So, the only reasonable interpretation of my position is to carry it to the ridiculous extreme?
Or do you acknowledge that there's clearly a balance of benefit and pain, and Google is merely slightly to the wrong side of where you'd want them to be?
How is that a ridiculous extreme? People have different persona and personal facets in real life that the prefer to keep separate for various reason. That can be as simple as "Work" and "Home" to political views, lifestyle choices etc. The simplest solution online is to use multiple accounts, Google (and others) desperately want you to use only one and do their best to force it. Yes, this way they can provide/extract "value" by being able to collect every thing about you. The flip side is that they have everything about you all linked, personally I view Google et al or the Government doing it just as creepy.

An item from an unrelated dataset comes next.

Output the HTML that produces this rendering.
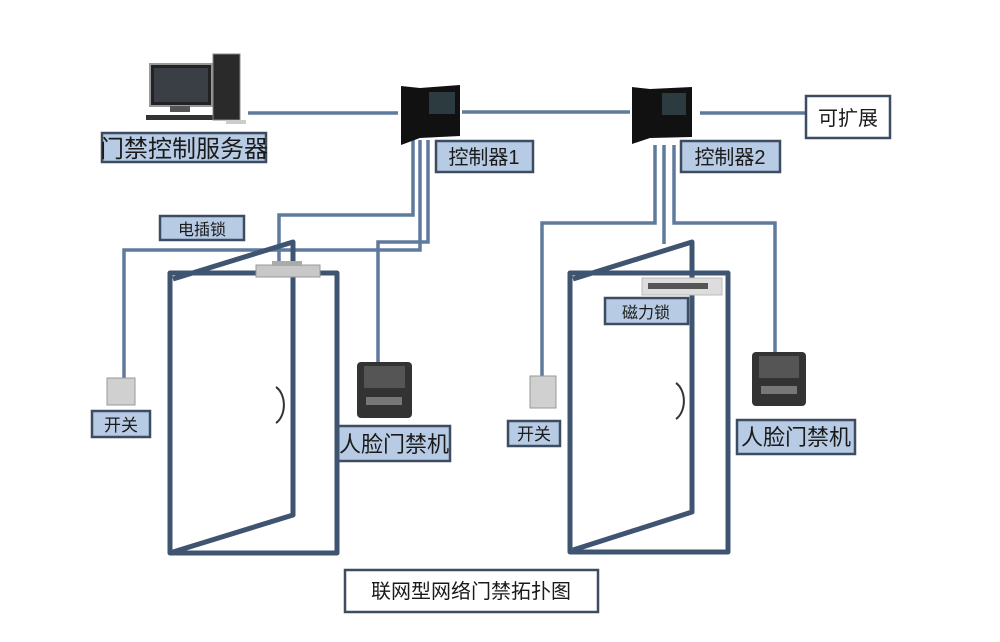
<!DOCTYPE html>
<html><head><meta charset="utf-8"><style>
html,body{margin:0;padding:0;background:#fff;}
svg{display:block;}
text{font-family:"Liberation Sans","Noto Sans CJK SC",sans-serif;fill:#1a1a1a;}
</style></head><body>
<svg width="1000" height="642" viewBox="0 0 1000 642" xmlns="http://www.w3.org/2000/svg">
<g fill="none" stroke="#5f7a9c" stroke-width="3.5">
 <line x1="248" y1="113" x2="398" y2="113"/>
 <line x1="462" y1="112" x2="630" y2="112"/>
 <line x1="700" y1="113" x2="808" y2="113"/>
 <!-- ctrl1 wires -->
 <polyline points="413,140 413,215 279,215 279,262"/>
 <polyline points="420,140 420,250 124,250 124,378"/>
 <polyline points="428,140 428,242 378,242 378,362"/>
 <!-- ctrl2 wires -->
 <polyline points="655,145 655,223 542,223 542,378"/>
 <polyline points="664,145 664,244"/>
 <polyline points="674,145 674,223 775,223 775,352"/>
</g>
<!-- computer -->
<rect x="150" y="64" width="62" height="42" fill="#222" stroke="#999" stroke-width="2"/>
<rect x="154" y="68" width="54" height="34" fill="#3a3f46"/>
<rect x="170" y="106" width="20" height="6" fill="#555"/>
<rect x="146" y="115" width="70" height="5" fill="#333"/>
<rect x="213" y="54" width="27" height="66" fill="#2a2a2a" stroke="#888"/>
<rect x="226" y="120" width="20" height="4" fill="#ccc"/>
<!-- controllers -->
<polygon points="401,86 420,88 460,85 460,136 420,138 401,145" fill="#111"/>
<rect x="429" y="92" width="26" height="22" fill="#2c3b40"/>
<polygon points="632,87 650,89 692,87 692,137 650,138 632,144" fill="#111"/>
<rect x="662" y="93" width="24" height="22" fill="#2c3b40"/>
<!-- labels -->
<g stroke="#3d4c60" stroke-width="2.5" fill="#b7cbe4">
 <rect x="102" y="133" width="164" height="29"/>
 <rect x="436" y="141" width="97" height="31"/>
 <rect x="681" y="141" width="99" height="31"/>
 <rect x="160" y="216" width="84" height="24"/>
 <rect x="92" y="411" width="58" height="26"/>
 <rect x="338" y="426" width="112" height="35"/>
 <rect x="605" y="298" width="83" height="26"/>
 <rect x="508" y="421" width="52" height="25"/>
 <rect x="737" y="420" width="118" height="34"/>
</g>
<g stroke="#3d4c60" stroke-width="2.5" fill="#fff">
 <rect x="806" y="96" width="84" height="42"/>
 <rect x="345" y="570" width="253" height="42"/>
</g>
<!-- doors -->
<g fill="none" stroke="#3f5470" stroke-width="5" stroke-linejoin="round">
 <rect x="170" y="273" width="167" height="280"/>
 <polyline points="173,279 293,242 293,515 173,552"/>
 <rect x="570" y="273" width="158" height="279"/>
 <polyline points="573,279 692,242 692,512 573,550"/>
</g>
<g fill="none" stroke="#333" stroke-width="2">
 <path d="M276,387 A14,20 0 0 1 276,423"/>
 <path d="M676,383 A14,20 0 0 1 676,419"/>
</g>
<!-- locks -->
<rect x="256" y="265" width="64" height="12" fill="#c8c8c8" stroke="#999"/>
<rect x="272" y="261" width="30" height="5" fill="#aaa"/>
<rect x="642" y="278" width="80" height="17" fill="#ddd" stroke="#bbb"/>
<rect x="648" y="283" width="60" height="6" fill="#555"/>
<!-- switches -->
<rect x="107" y="378" width="28" height="27" fill="#d0d0d0" stroke="#999"/>
<rect x="530" y="376" width="26" height="32" fill="#d0d0d0" stroke="#999"/>
<!-- face devices -->
<rect x="357" y="362" width="55" height="56" rx="4" fill="#333"/>
<rect x="364" y="366" width="41" height="22" fill="#555"/>
<rect x="366" y="397" width="36" height="8" fill="#777"/>
<rect x="752" y="352" width="54" height="54" rx="4" fill="#333"/>
<rect x="759" y="356" width="40" height="22" fill="#555"/>
<rect x="761" y="386" width="36" height="8" fill="#777"/>
<!-- text -->
<text x="184" y="157" font-size="24" text-anchor="middle">门禁控制服务器</text>
<text x="484" y="164" font-size="20" text-anchor="middle">控制器1</text>
<text x="730" y="164" font-size="20" text-anchor="middle">控制器2</text>
<text x="848" y="125" font-size="20" text-anchor="middle">可扩展</text>
<text x="202" y="235" font-size="16" text-anchor="middle">电插锁</text>
<text x="121" y="431" font-size="17" text-anchor="middle">开关</text>
<text x="394" y="452" font-size="22" text-anchor="middle">人脸门禁机</text>
<text x="646" y="318" font-size="16" text-anchor="middle">磁力锁</text>
<text x="534" y="440" font-size="17" text-anchor="middle">开关</text>
<text x="796" y="445" font-size="22" text-anchor="middle">人脸门禁机</text>
<text x="471" y="598" font-size="20" text-anchor="middle">联网型网络门禁拓扑图</text>
</svg>
</body></html>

I wouldn't say Google desperately wants you to have one. I use three separate Google accounts and switch between them with ease. YouTube is the only one that hassles me to merge, but given the quality of YouTube comments I can understand them wanting to tie your account to your real name.
Your justification for tying everything together, not only a single method of signing on but a single pervasive identity, was just that ... it's a single person using the things. That's not a very good justification. And your example of a Good Thing that comes from it, by way of contesting my claim that youtube and gmail (or g+) are conceptually distinct, used something else entirely, involving email and planes. (And actually I would prefer those things not to be done automatically!)
Or do you acknowledge that there's clearly a balance of benefit and pain, and Google is merely slightly to the wrong side of where you'd want them to be?